Copy out, with no alterations, the lines below running from the one containing "Output the web" to the one containing "75, 75, 75];", inclusive at each end; pictures are omitted.

→ **WORKING DATA**

** BEGIN **

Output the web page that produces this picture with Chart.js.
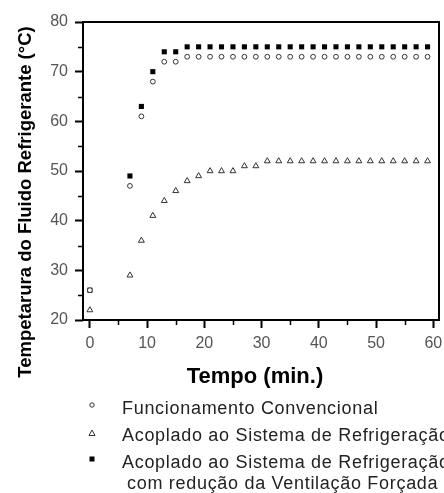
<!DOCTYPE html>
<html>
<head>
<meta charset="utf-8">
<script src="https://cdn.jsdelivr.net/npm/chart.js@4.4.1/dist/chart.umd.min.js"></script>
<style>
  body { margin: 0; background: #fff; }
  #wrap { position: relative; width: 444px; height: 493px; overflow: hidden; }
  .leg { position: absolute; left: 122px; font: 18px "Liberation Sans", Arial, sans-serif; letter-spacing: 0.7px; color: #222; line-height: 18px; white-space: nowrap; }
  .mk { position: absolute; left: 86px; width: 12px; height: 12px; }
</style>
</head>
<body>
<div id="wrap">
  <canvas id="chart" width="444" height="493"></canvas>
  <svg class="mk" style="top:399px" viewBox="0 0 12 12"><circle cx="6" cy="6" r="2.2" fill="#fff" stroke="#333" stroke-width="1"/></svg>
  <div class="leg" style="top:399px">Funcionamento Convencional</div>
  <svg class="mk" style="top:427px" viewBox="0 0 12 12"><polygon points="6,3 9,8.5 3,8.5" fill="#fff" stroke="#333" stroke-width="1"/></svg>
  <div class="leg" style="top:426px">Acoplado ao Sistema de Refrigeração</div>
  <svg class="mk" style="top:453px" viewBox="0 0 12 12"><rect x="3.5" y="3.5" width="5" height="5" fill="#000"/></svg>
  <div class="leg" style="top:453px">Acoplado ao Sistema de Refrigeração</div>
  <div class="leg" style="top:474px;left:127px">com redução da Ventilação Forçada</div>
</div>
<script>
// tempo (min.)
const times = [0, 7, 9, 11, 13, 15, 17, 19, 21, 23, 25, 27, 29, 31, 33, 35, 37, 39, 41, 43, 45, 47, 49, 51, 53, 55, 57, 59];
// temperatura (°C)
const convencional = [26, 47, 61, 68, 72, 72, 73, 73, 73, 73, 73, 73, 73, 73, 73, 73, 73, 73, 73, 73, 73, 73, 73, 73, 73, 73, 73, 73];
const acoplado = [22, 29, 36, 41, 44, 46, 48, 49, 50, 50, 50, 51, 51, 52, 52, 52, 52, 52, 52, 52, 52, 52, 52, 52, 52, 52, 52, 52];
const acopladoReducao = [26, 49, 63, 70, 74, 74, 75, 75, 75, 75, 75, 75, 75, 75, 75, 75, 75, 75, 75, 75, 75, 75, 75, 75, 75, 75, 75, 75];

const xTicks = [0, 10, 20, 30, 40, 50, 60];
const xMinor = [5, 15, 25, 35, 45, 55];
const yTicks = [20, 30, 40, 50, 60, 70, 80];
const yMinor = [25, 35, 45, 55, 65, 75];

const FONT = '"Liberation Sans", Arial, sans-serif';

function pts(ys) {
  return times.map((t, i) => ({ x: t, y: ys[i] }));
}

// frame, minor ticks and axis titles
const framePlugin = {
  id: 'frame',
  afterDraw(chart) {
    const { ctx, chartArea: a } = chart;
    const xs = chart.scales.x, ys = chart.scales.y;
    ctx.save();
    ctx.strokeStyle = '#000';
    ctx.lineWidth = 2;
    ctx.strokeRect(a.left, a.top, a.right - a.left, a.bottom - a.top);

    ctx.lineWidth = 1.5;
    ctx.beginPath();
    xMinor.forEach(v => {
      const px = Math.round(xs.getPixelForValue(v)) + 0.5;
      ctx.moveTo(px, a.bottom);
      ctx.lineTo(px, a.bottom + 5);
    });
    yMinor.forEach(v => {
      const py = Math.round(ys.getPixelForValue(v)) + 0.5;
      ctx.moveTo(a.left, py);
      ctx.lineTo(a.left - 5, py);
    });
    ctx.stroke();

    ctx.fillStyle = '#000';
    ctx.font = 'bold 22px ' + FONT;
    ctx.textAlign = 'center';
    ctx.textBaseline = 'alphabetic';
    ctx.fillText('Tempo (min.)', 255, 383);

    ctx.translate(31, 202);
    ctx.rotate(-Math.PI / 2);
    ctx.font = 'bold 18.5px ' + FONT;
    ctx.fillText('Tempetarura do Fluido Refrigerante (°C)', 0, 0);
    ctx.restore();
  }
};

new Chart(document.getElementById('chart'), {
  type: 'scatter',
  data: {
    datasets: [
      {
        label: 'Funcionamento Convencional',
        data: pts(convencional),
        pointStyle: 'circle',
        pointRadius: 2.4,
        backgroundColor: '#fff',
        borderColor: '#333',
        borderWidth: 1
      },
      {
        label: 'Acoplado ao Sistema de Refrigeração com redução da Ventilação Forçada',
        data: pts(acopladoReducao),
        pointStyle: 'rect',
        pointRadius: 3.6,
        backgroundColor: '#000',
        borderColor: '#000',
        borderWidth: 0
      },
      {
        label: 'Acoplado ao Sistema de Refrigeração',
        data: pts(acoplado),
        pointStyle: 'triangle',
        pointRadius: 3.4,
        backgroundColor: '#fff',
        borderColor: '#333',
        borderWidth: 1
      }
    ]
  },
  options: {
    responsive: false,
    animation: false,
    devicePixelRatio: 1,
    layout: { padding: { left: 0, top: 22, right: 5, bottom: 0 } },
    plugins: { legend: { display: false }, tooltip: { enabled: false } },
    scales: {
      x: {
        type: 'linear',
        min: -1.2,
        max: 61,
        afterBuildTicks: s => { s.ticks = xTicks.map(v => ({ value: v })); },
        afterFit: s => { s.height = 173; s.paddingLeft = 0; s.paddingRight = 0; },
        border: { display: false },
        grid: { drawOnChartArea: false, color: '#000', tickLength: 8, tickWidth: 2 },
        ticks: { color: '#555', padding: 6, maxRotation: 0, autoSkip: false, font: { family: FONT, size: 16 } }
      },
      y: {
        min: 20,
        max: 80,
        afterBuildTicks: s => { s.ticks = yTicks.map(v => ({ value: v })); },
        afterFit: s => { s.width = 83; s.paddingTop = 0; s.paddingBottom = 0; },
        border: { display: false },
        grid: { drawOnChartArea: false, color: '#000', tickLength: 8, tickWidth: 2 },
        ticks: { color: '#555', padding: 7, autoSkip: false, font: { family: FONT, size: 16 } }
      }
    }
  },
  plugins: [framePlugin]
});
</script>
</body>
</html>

** END **
** BEGIN **

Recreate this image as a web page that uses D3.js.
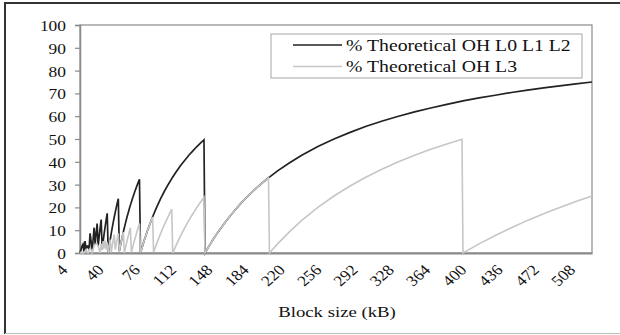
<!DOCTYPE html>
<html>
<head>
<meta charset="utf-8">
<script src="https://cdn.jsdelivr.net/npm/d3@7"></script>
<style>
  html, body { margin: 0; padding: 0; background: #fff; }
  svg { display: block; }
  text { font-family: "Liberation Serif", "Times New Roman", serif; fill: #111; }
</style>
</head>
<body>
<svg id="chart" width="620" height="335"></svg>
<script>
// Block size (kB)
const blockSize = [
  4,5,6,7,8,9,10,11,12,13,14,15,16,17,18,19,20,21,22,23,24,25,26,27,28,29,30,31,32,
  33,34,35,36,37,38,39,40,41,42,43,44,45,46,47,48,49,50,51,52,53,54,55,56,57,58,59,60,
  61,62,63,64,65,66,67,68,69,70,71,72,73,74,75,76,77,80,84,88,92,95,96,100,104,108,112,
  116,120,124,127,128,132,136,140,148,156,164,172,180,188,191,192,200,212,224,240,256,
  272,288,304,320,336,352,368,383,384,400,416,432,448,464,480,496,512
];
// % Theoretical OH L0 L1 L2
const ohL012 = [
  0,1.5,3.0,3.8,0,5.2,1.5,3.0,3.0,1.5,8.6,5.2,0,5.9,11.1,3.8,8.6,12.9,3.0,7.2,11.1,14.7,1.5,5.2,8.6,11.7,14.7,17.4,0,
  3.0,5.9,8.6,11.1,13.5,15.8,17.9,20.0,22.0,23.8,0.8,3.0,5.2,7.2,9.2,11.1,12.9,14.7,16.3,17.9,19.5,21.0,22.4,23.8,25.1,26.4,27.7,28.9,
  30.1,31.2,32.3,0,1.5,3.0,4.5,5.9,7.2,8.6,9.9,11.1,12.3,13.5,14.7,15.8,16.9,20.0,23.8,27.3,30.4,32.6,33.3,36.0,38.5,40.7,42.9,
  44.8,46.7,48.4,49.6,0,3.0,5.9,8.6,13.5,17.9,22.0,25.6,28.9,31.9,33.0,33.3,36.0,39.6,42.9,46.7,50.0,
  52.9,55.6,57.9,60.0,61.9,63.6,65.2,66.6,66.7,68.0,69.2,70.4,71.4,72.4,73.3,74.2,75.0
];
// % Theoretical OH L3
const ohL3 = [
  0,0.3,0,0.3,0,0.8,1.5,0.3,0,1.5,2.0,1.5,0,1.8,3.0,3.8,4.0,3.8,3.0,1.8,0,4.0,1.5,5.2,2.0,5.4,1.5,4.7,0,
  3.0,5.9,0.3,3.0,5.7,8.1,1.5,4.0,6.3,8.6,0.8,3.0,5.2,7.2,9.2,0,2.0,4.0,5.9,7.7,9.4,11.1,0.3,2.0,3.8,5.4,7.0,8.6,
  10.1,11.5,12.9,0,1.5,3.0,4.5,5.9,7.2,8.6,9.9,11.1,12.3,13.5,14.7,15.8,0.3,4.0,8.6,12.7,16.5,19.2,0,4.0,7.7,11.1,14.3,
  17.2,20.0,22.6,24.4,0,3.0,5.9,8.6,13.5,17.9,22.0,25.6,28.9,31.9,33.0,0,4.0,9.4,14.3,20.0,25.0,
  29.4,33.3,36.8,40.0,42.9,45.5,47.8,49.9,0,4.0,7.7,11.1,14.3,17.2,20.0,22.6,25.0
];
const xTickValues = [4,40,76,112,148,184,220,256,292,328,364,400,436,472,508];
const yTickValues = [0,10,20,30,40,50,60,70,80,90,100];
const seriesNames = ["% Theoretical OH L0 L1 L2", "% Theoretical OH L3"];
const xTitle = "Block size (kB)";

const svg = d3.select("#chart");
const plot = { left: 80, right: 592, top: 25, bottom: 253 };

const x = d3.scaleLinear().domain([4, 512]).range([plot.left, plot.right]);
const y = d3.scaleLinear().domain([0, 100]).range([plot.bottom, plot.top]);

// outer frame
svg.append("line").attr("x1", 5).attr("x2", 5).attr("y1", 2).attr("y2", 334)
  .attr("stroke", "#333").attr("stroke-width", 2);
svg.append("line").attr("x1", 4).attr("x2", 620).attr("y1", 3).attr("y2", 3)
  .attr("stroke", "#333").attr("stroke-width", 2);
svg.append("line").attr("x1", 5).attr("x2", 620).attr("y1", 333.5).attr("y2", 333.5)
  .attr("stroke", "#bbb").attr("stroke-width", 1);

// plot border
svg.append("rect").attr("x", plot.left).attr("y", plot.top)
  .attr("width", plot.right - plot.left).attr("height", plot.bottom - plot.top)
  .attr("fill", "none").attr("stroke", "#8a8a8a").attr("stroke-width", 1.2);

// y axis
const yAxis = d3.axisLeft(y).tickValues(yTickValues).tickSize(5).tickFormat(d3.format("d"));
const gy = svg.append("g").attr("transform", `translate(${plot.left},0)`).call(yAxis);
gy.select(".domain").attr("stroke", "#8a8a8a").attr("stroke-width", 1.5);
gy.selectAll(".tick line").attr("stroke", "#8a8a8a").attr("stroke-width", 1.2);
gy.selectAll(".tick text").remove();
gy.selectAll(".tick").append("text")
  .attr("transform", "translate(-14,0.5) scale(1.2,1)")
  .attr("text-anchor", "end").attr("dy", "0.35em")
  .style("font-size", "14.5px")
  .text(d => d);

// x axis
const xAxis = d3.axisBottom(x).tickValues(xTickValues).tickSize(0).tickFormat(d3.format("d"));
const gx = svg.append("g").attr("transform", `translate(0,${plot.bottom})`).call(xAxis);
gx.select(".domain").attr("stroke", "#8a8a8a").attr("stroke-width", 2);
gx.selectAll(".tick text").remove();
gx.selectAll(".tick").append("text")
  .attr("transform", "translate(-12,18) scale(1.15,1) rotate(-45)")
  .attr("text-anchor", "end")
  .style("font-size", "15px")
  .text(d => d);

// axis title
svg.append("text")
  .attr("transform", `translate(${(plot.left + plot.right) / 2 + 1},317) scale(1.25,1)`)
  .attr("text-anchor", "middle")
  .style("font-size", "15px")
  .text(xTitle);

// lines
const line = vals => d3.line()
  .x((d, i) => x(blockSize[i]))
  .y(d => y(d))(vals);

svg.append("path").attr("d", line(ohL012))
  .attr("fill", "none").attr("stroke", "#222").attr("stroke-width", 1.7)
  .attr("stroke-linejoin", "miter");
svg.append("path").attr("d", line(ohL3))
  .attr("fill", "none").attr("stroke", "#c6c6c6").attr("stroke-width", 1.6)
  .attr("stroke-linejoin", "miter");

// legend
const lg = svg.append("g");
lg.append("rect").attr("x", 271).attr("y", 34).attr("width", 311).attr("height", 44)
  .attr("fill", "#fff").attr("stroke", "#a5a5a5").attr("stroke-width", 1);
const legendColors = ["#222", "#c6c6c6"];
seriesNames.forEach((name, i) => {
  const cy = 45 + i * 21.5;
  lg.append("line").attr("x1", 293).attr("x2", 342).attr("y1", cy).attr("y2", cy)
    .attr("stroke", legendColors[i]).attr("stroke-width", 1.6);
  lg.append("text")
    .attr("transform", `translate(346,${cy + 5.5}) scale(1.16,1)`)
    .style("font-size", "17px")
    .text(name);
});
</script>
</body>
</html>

** END **
** BEGIN **

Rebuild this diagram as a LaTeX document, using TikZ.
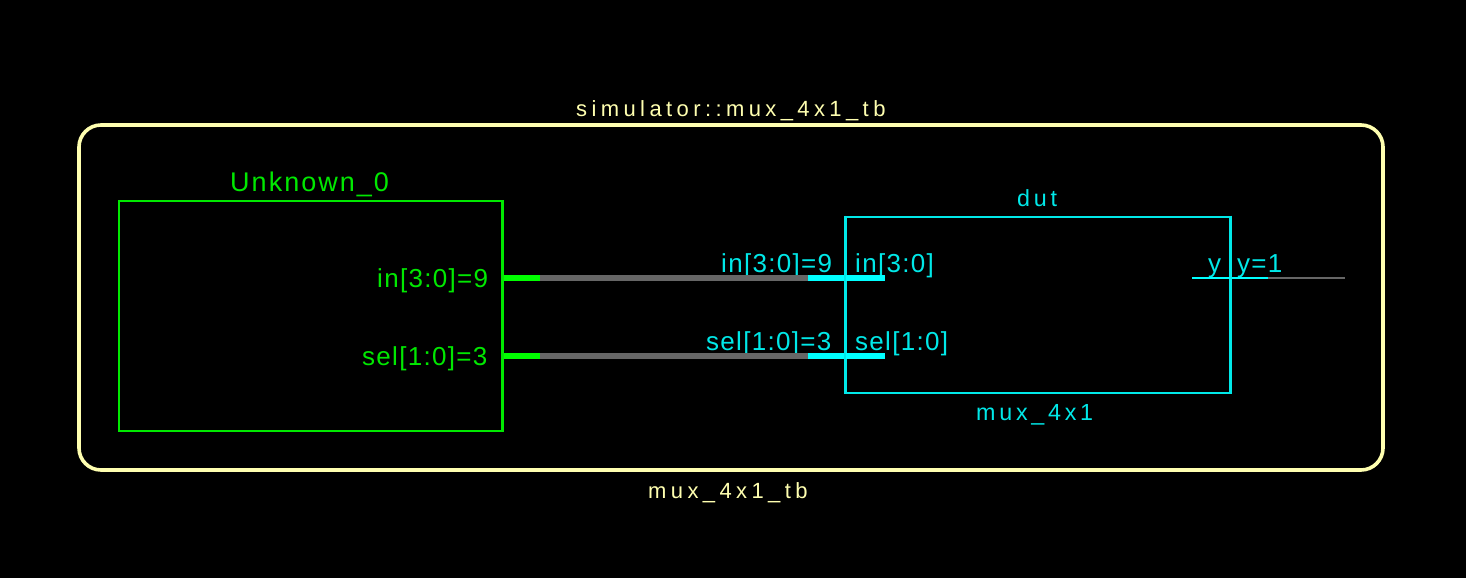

** END **

→ **WRITTEN ANSWER**
Output the web page that produces this picture with Chart.js.
<!DOCTYPE html>
<html>
<head>
<meta charset="utf-8">
<script src="https://cdn.jsdelivr.net/npm/chart.js@4.4.1/dist/chart.umd.min.js"></script>
<style>
  body { margin: 0; background: #fff; }
  #wrap { position: relative; width: 444px; height: 493px; overflow: hidden; }
  .leg { position: absolute; left: 122px; font: 18px "Liberation Sans", Arial, sans-serif; letter-spacing: 0.7px; color: #222; line-height: 18px; white-space: nowrap; }
  .mk { position: absolute; left: 86px; width: 12px; height: 12px; }
</style>
</head>
<body>
<div id="wrap">
  <canvas id="chart" width="444" height="493"></canvas>
  <svg class="mk" style="top:399px" viewBox="0 0 12 12"><circle cx="6" cy="6" r="2.2" fill="#fff" stroke="#333" stroke-width="1"/></svg>
  <div class="leg" style="top:399px">Funcionamento Convencional</div>
  <svg class="mk" style="top:427px" viewBox="0 0 12 12"><polygon points="6,3 9,8.5 3,8.5" fill="#fff" stroke="#333" stroke-width="1"/></svg>
  <div class="leg" style="top:426px">Acoplado ao Sistema de Refrigeração</div>
  <svg class="mk" style="top:453px" viewBox="0 0 12 12"><rect x="3.5" y="3.5" width="5" height="5" fill="#000"/></svg>
  <div class="leg" style="top:453px">Acoplado ao Sistema de Refrigeração</div>
  <div class="leg" style="top:474px;left:127px">com redução da Ventilação Forçada</div>
</div>
<script>
// tempo (min.)
const times = [0, 7, 9, 11, 13, 15, 17, 19, 21, 23, 25, 27, 29, 31, 33, 35, 37, 39, 41, 43, 45, 47, 49, 51, 53, 55, 57, 59];
// temperatura (°C)
const convencional = [26, 47, 61, 68, 72, 72, 73, 73, 73, 73, 73, 73, 73, 73, 73, 73, 73, 73, 73, 73, 73, 73, 73, 73, 73, 73, 73, 73];
const acoplado = [22, 29, 36, 41, 44, 46, 48, 49, 50, 50, 50, 51, 51, 52, 52, 52, 52, 52, 52, 52, 52, 52, 52, 52, 52, 52, 52, 52];
const acopladoReducao = [26, 49, 63, 70, 74, 74, 75, 75, 75, 75, 75, 75, 75, 75, 75, 75, 75, 75, 75, 75, 75, 75, 75, 75, 75, 75, 75, 75];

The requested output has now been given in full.